Publié le 11 janvier 2021. Mis à jour la 23 septembre 2024.
Albert O. Hirschman, Deux siècles de rhétorique réactionnaire, éditions Fayard (titre original : The Rhetoric of Reaction: Perversity, Futility)
Albert O. Hirschman (1915-2012) est un économiste et sociologue, professeur en Sciences Sociales à Princeton.
Il revient ici sur les principaux arguments réactionnaires contre la montée des droits citoyens, à partir des grands combats pour la démocratie menés au XIXe siècle. Et souligne que ce qui nous parait aujourd’hui si évident ne l’était à l’époque pas du tout, à commencer par l’élection au suffrage universel (d’abord masculin) ou le pouvoir que celui-ci donnait aux chambres ainsi élues.
Les arguments contre le progrès démocratique peuvent se classer en 3 catégories (ou thèses) :
- La thèse de l’effet pervers
- La thèse de l’inanité
- La thèse de la mise en péril
Regardons les plus en détail :
- L’effet pervers : ‘en voulant un progrès vous allez obtenir le résultat inverse’.
Cette thèse est bien connue, popularisée par E. Burke en Angleterre, et rappelle la déclaration de N G. Lazer, « nos efforts même pour remédier à la misère ont pour effet de l’aggraver ».
A. Hirschman en souligne la dimension profondément réactionnaire : ses partisans n’envisagent jamais que les effets non voulus soient positifs, ou bien que d’autres effets contrecarrent les effets pervers, ni enfin que le résultat global de l’action -même en enlevant des effets pervers- soit globalement positif. - L’inanité : ‘cela ne sert à rien’, ou, comme le dirait l’auteur du Guépard, « il faut que tout change pour que rien ne change ».
En France, Tocqueville, dans L’Ancien Régime et la Révolution, voit une continuité entre les deux régimes et conclut donc non pas à un effet néfaste de la Révolution mais à son inanité : elle n’a servi à rien. Les deux italiens Mosca et le célèbre Pareto (celui de la loi des 80/20) ont tous deux abondé en ce sens, s’en prenant au suffrage universel masculin au motif que la société sera toujours divisée entre des dominants et des dominés et qu’aucun élargissement des droits n’y changera rien. Dans la continuité, les effets de l’Etat-Providence sur les plus démunis ont aussi été critiqués.
La faiblesse de cette thèse -selon l’auteur- réside dans le fait qu’elle ne prend pas au sérieux les changements qui s’opèrent dans la société. A force de vouloir que rien ne change, ses partisans ne veulent pas voir les changements réels. - La mise en péril, ‘en voulant des progrès vous menacez tout l’ordre social’.
C’est peut-être la thèse la plus subtile des trois : elle alerte sur les menaces que font peser les changements. Cette tactique réactionnaire semble plus modérée – mais ne l’est qu’en apparence.

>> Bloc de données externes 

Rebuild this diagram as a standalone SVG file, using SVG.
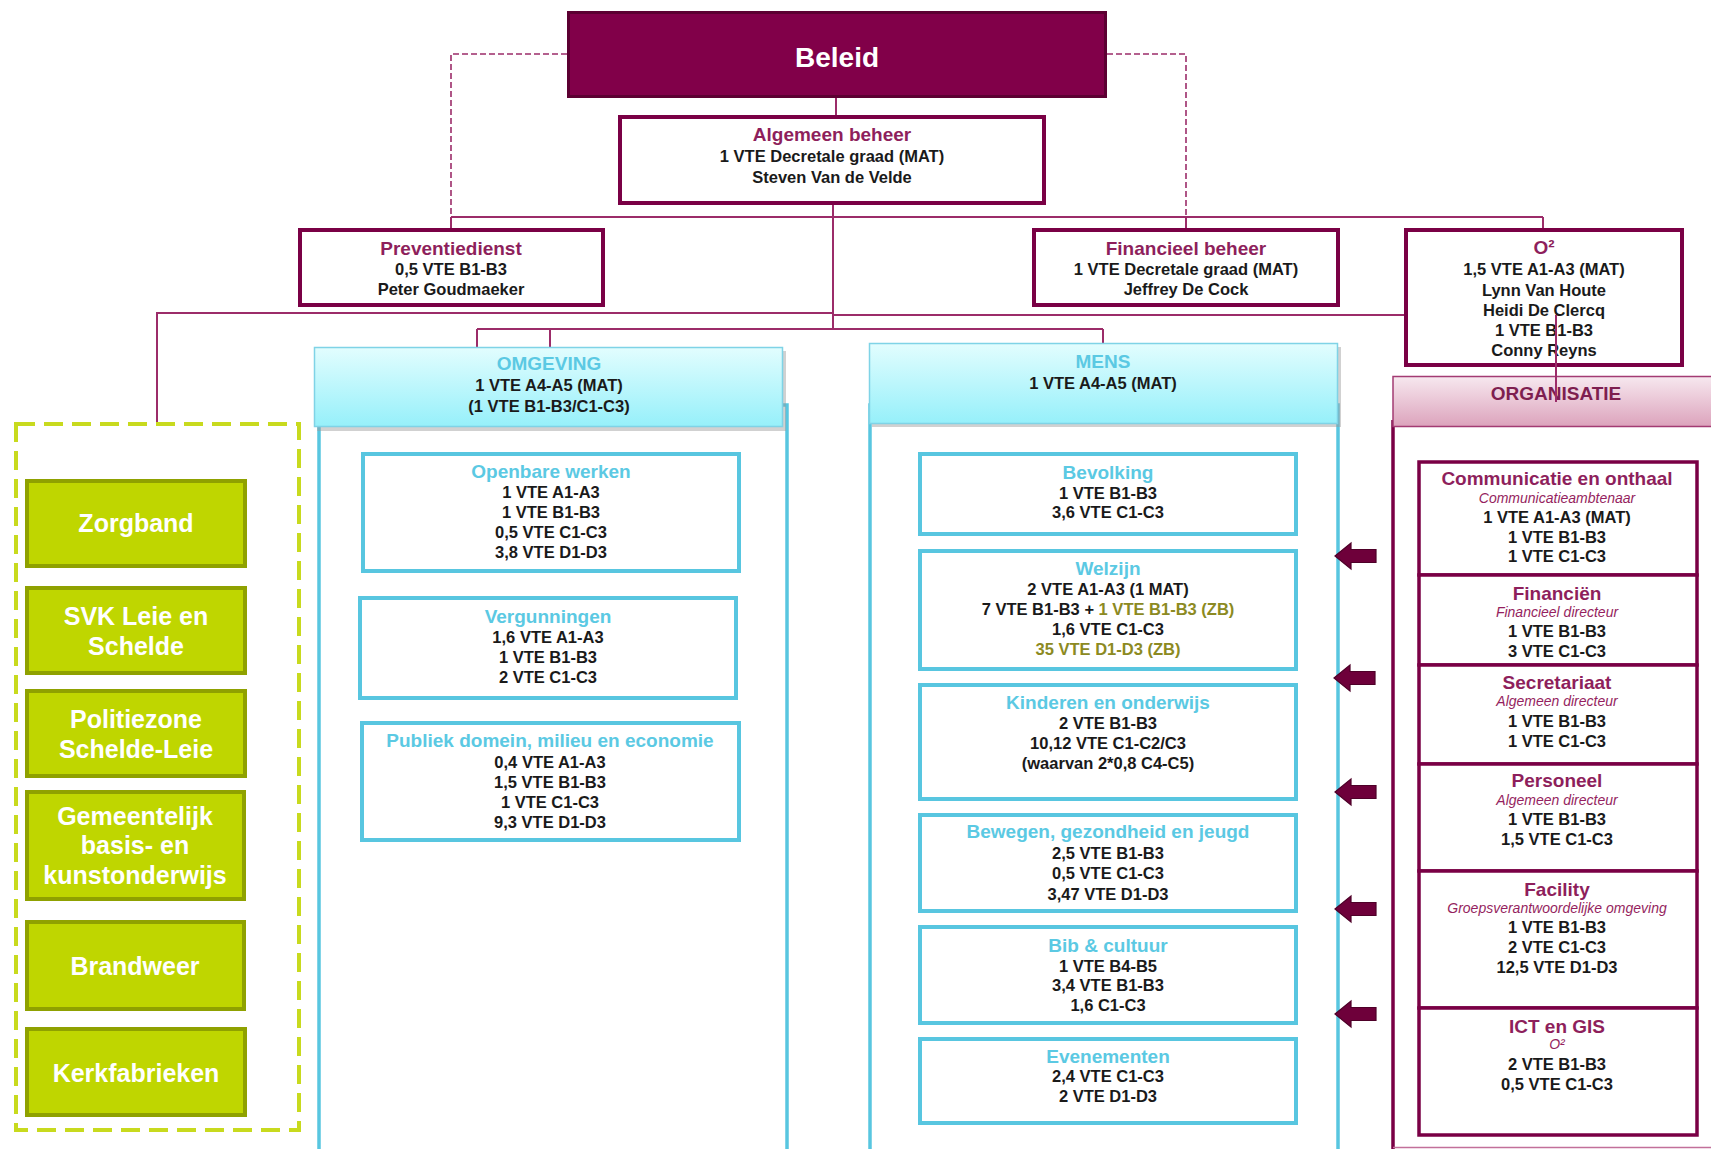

Lors de l’extension des droits durant les derniers siècles (droits civils (droits de l’Homme), puis citoyens (vote), enfin socio-économiques (Etat Providence)), la mise en péril a été invoquée à chaque étape. La démocratie serait un danger pour la liberté, de même que l’Etat-Providence, qui plus tard fut considéré comme un danger pour la démocratie.
Un exemple : en 1832, le parti ‘whig’ étend le suffrage à 10% de la population masculine. Selon la classe politique, cet élargissement est le maximum qu’il est possible de faire, car aller plus loin reviendrait à faire voter une population non éduquée, et donc mettre en péril la société. On a du mal à l’imaginer, mais être ‘démocrate’ à l’époque était vu comme une inconséquence pour cette raison même. Sir Henry Maine écrivit en 1886 : « le suffrage universel qui ferme aujourd’hui les Etats-Unis au libre échange, aurait certainement proscrit le métier à filer … la batteuse’.
Plus tard, c’est F. Hayek qui attaquera l’Etat-Providence, en en faisant un danger pour les libertés individuelles.
Les progressistes ont-ils des réponses à ces thèses répétitives qui finalement -selon l’auteur- sont des arguments bien ténus ? Oui : à l’effet pervers, ils surenchérissent en avançant la force de la raison. A l’inanité, ils répondent sens de l’Histoire. Et à la mise en péril, péril de ne rien faire ou synergie du passé avec la réforme.
L’auteur conclut que ces rhétoriques réactionnaires sont un moyen de ne pas débattre, là où la démocratie a tant besoin de débats, même vigoureux.
Ce livre, véritable voyage chez les penseurs politiques des deux derniers siècles, est encore d’actualité : les mêmes arguments sont aujourd’hui répétés face aux demandes de plus en plus fortes pour plus de démocratie et de droits citoyens.